The recent explosion of wildfires across the western US, particularly in California, is generating an immense amount of smoke. The smoke can readily be seen on visible satellite. The fuzzy gray in the image below is all smoke–covering much of the California, the Rockies, northern Plains, and Upper Midwest.
AirNow.gov has a snazzy new fire+air quality interactive map that I highly recommend checking out. It depicts the ongoing ugly situation in California. Air quality is degraded across much of the intermountain west. Farther east, the smoke is mostly aloft.
The human impact has been severe, with evacuations complicated by the need to social distance to prevent the spread of COVID-19.
How will the smoke situation evolve? The HRRR-smoke model has become one of the best sources for monitoring the evolution of wildfire smoke in the 0-48 hour timeframe. The vertically-integrated smoke forecast over the next 48 hours shows little change from the current view.
For health impacts it is better to look at the near-surface smoke. Large portions of northern California, eastern Oregon, Idaho, and the northern Rockies will continue to experience severely degraded air quality. There are additional large fires in northern Colorado that are also producing smoke. It appears that some smoke will mix down to the surface farther east, but the impacts will be less severe.
Looking longer term, the NASA Global Modeling and Assimilation Office produces a number of smoke/aerosol model products using the GFS model. The details of longer range forecasts are likely to change, but the general story of the 210 hour forecast, captured below, is that smoke will persist in California into September. The northern Rockies may see some relief if this model forecast holds.
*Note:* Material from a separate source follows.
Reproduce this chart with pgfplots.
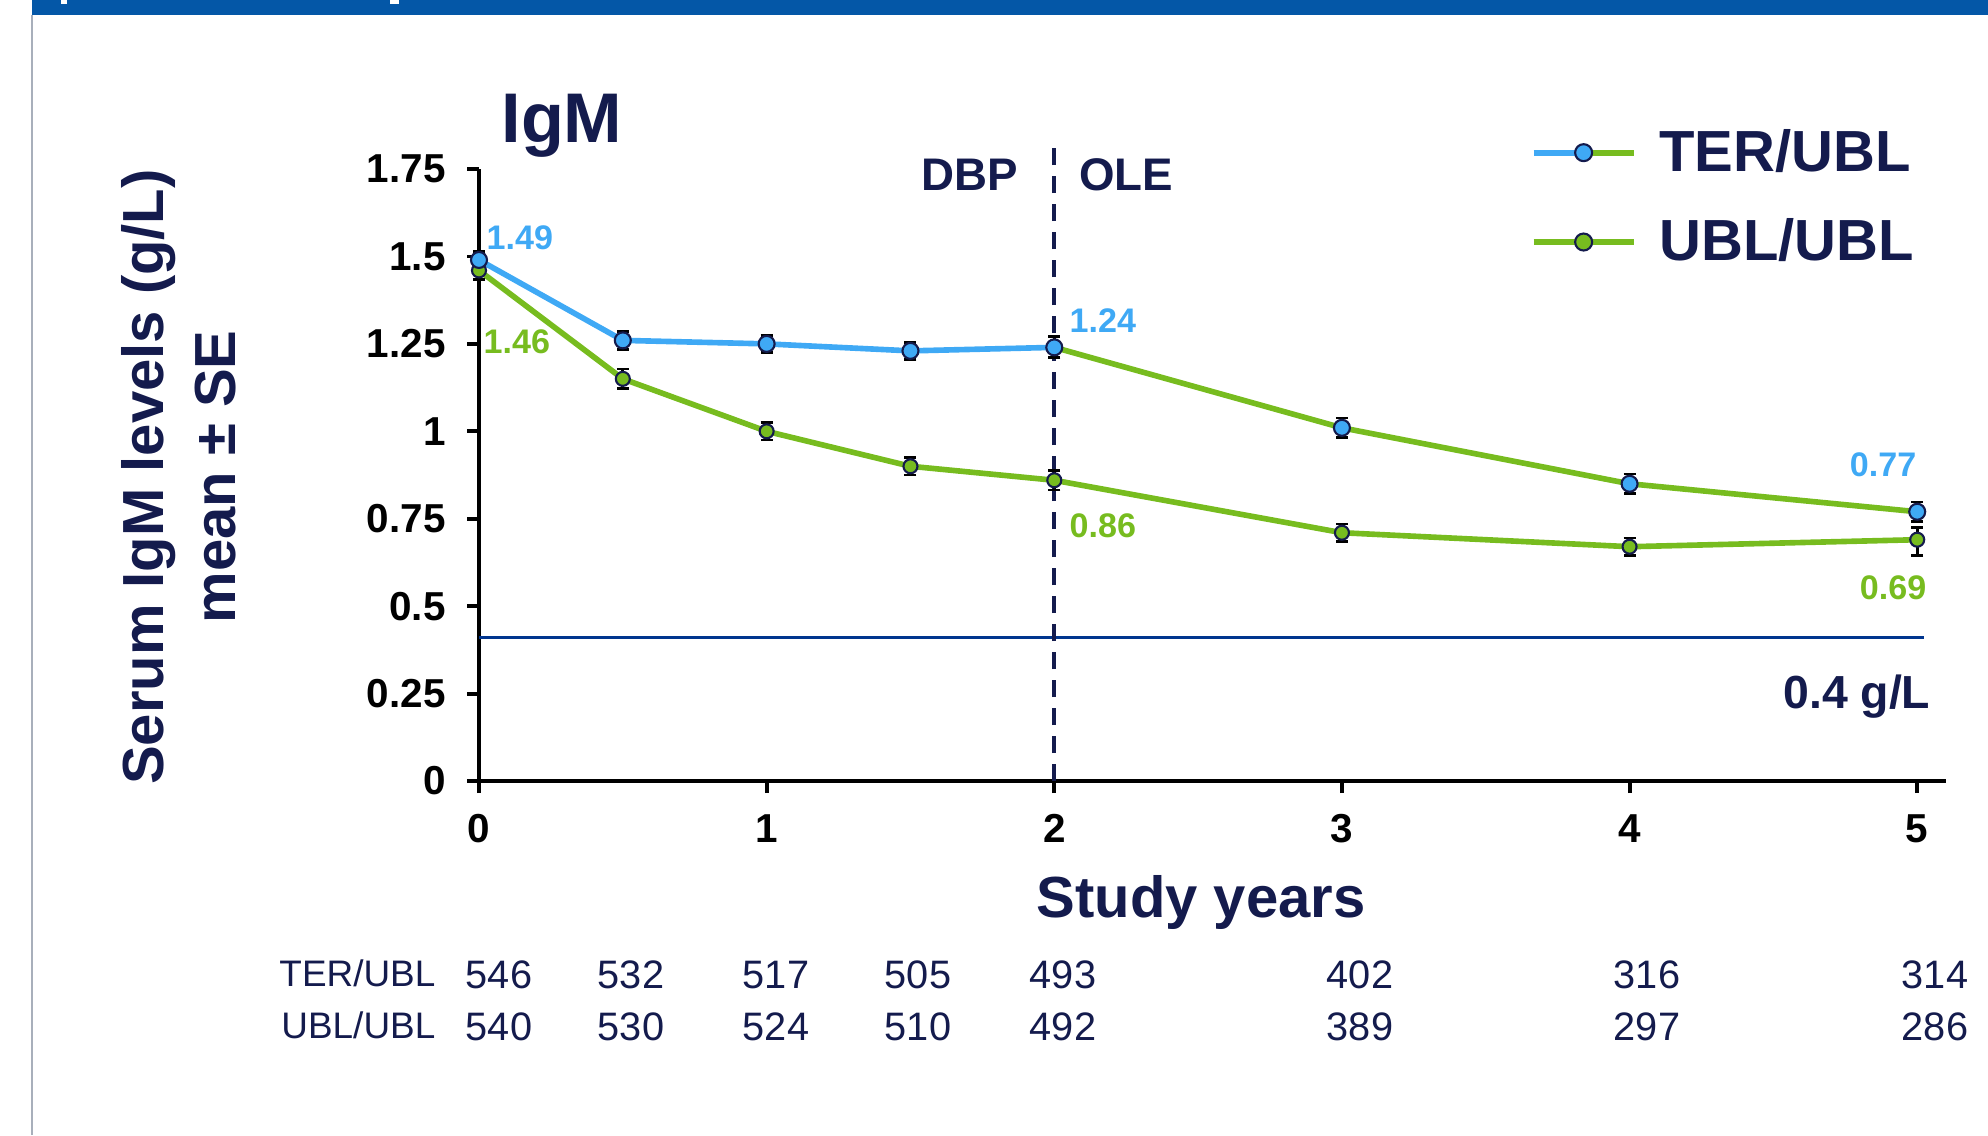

The good news for the coastal PNW is that severe smoke is not expected in the upcoming 7-10 days, although that is always subject to change if a new fire breaks out.
Climate change influence
Unfortunately, conditions were primed for wildfires thanks to extremely dry conditions across southern and central California. While it is true that these areas are always “dry” in late summer, there is still a range of variability to the dryness. By one of the most important metrics, vapor pressure deficit, the early August conditions were some of the driest in decades:
The increase in vapor pressure deficit is part of a climate change-induced trend that is expected to accelerate in the coming decades. A 2019 paper by A. Park Williams and coauthors showed a clear upward trend in both warm season maximum temperature and vapor pressure deficit (VPD) with further increases in coming decades predicted by the CMIP5 climate model ensemble.
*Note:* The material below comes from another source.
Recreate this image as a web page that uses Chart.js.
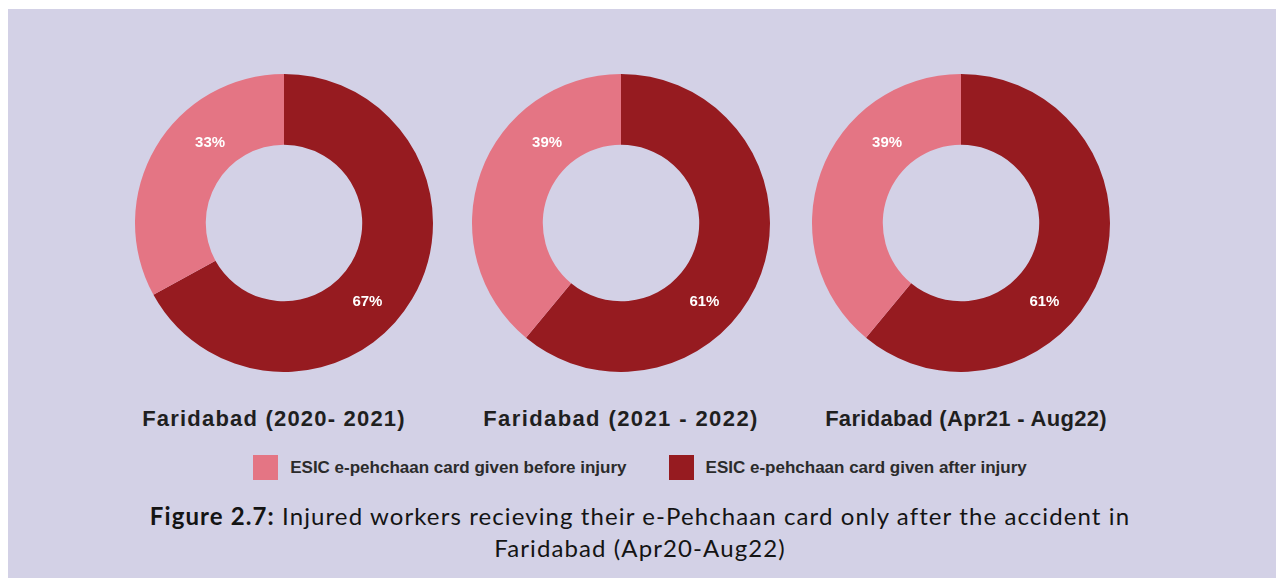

This result lead the authors to make some sobering conclusions:
The observed rates of warming and increasing vapor‐pressure deficit are consistent with those simulated by climate models when forced by anthropogenic emissions, indicating that these trends are extremely likely to continue for decades to come. The large increase in California’s annual forest‐fire area over the past several decades is very likely linked to anthropogenic warming.Williams et al. 2019
While the climate influence is clearly important, it is often a single weather event that leads to a severe wildfire season. In recent years, Diablo Wind events have triggered several major fires by causing high-voltage power lines to malfunction. In 2020, a highly-unusual lightning storm, fueled by tropical moisture, was to blame:
Such weather events will occur some years and not others, but the general trend is clear.
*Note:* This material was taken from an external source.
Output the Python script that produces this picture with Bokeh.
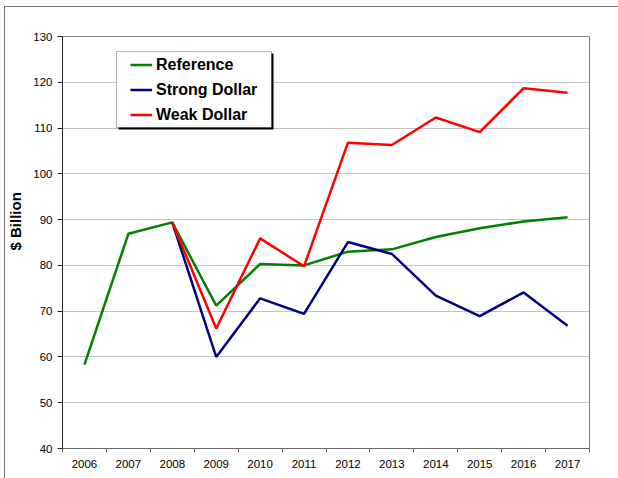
from bokeh.plotting import figure
from bokeh.models import (FixedTicker, Legend, LegendItem, BoxAnnotation, Range1d,
                          Title, InlineStyleSheet)
from bokeh.embed import file_html
from bokeh.resources import INLINE

years = list(range(2006, 2018))
reference = [58.3, 86.9, 89.4, 71.2, 80.3, 80.0, 83.0, 83.5, 86.2, 88.1, 89.6, 90.5]
scenario_years = list(range(2008, 2018))
strong_dollar = [89.4, 60.0, 72.8, 69.4, 85.1, 82.5, 73.4, 68.9, 74.1, 66.8]
weak_dollar = [89.4, 66.2, 85.9, 79.8, 106.8, 106.3, 112.3, 109.1, 118.7, 117.7]
y_ticks = list(range(40, 131, 10))
series_names = ["Reference", "Strong Dollar", "Weak Dollar"]
series_colors = ["#008000", "#000080", "#ff0000"]

FONT = "Liberation Sans"

outer_css = InlineStyleSheet(css="""
:host::after {
  content: "";
  position: absolute;
  left: 4px; top: 6px; right: -20px; bottom: -20px;
  border-left: 1px solid #777777;
  border-top: 1px solid #777777;
  pointer-events: none;
  z-index: 10;
}
""")

p = figure(width=617, height=477, output_backend="svg", toolbar_location=None,
           x_range=Range1d(years[0] - 0.5, years[-1] + 0.5),
           y_range=Range1d(y_ticks[0], y_ticks[-1]),
           min_border_left=62, min_border_top=36, min_border_right=28, min_border_bottom=29,
           background_fill_color="white", border_fill_color="white",
           stylesheets=[outer_css])

p.outline_line_color = "#808080"
p.outline_line_width = 1

# grid
p.xgrid.grid_line_color = None
p.ygrid.grid_line_color = "#c4c4c4"
p.ygrid.grid_line_width = 1

# y axis
p.yaxis.ticker = FixedTicker(ticks=y_ticks)
p.yaxis.axis_line_color = "#222222"
p.yaxis.major_tick_line_color = "#222222"
p.yaxis.major_tick_out = 5
p.yaxis.major_tick_in = 0
p.yaxis.minor_tick_line_color = None
p.yaxis.major_label_standoff = 5
p.yaxis.major_label_text_font = FONT
p.yaxis.major_label_text_font_size = "11.5px"
p.yaxis.major_label_text_color = "black"

# x axis
boundaries = [y - 0.5 for y in years] + [years[-1] + 0.5]
p.xaxis.ticker = FixedTicker(ticks=years, minor_ticks=boundaries)
p.xaxis.axis_line_color = "#666666"
p.xaxis.major_tick_line_color = None
p.xaxis.major_tick_out = 0
p.xaxis.major_tick_in = 0
p.xaxis.minor_tick_line_color = "#666666"
p.xaxis.minor_tick_out = 4
p.xaxis.minor_tick_in = 0
p.xaxis.major_label_standoff = 7
p.xaxis.major_label_text_font = FONT
p.xaxis.major_label_text_font_size = "11.5px"
p.xaxis.major_label_text_color = "black"

# y axis label as a left-side title, placed above the axis centre like the reference
ylab = Title(text="$ Billion", align="left", offset=198, vertical_align="middle",
             standoff=11, text_font=FONT, text_font_size="15px",
             text_font_style="bold", text_color="black")
p.add_layout(ylab, "left")

r_ref = p.line(years, reference, line_color=series_colors[0], line_width=2.5)
r_strong = p.line(scenario_years, strong_dollar, line_color=series_colors[1], line_width=2.5)
r_weak = p.line(scenario_years, weak_dollar, line_color=series_colors[2], line_width=2.5)

# legend box with shadow
shadow = BoxAnnotation(left=118, right=273, top=53, bottom=129,
                       left_units="canvas", right_units="canvas",
                       top_units="canvas", bottom_units="canvas",
                       fill_color="black", fill_alpha=1, line_color=None)
box = BoxAnnotation(left=116, right=271, top=51, bottom=127,
                    left_units="canvas", right_units="canvas",
                    top_units="canvas", bottom_units="canvas",
                    fill_color="white", fill_alpha=1, line_color="black", line_width=1)
p.add_layout(shadow)
p.add_layout(box)

legend = Legend(items=[LegendItem(label=series_names[0], renderers=[r_ref]),
                       LegendItem(label=series_names[1], renderers=[r_strong]),
                       LegendItem(label=series_names[2], renderers=[r_weak])],
                location=(68, 323), margin=0, padding=0,
                border_line_color=None, background_fill_alpha=0,
                glyph_width=22, glyph_height=21, label_height=21, spacing=4,
                label_standoff=4,
                label_text_font=FONT, label_text_font_size="16px",
                label_text_font_style="bold", label_text_color="black")
p.add_layout(legend)

open("out.html", "w").write(file_html(p, INLINE))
What about Washington State?
Here in Washington State, we are fortunate to have avoided any major wildfires or smoke so far this year. While smoke from California fires reached Seattle in 2018, a large-scale southerly flow pattern needed to bring the smoke up to Seattle is not expected to occur in the next 10 days.
Fires from British Columbia are more commonly responsible for severe smoke in the Pacific Northwest. Fortunately there has been enough rain in BC to keep the wildfire danger in the low-to-moderate category across most of the province.
The eastern slopes of the Cascades (both in Washington and Oregon) remain under drought conditions, so wildfire risk will remain elevated in those regions until more significant fall rains arrive.
Unfortunately, climate change is also likely to increase wildfire risk in portions of the Pacific Northwest. A recent study by UW research scientist Jessica Halofsky and coauthors found that by the second half of the century, large increases in wildfire frequency, extent, and severity are likely in dry coniferous forest and woodlands at low to mid elevations (i.e. the east side of Cascades, southern Idaho, drier areas of Rocky Mountains).
If there is one bit of good news from the Halofsky et al. study it is that fire-climate interactions in moist coniferous forests, including the Olympics and the west side of the Cascades, are only expected to result in a small increase in frequency and extent of wildfires.
On a further optimistic note, it is possible to mitigate the risk of future wildfires, both through forest management practices and through the reduction of CO2 emissions that are the primary cause of climate change. Hopefully as a society we will take more steps in that direction.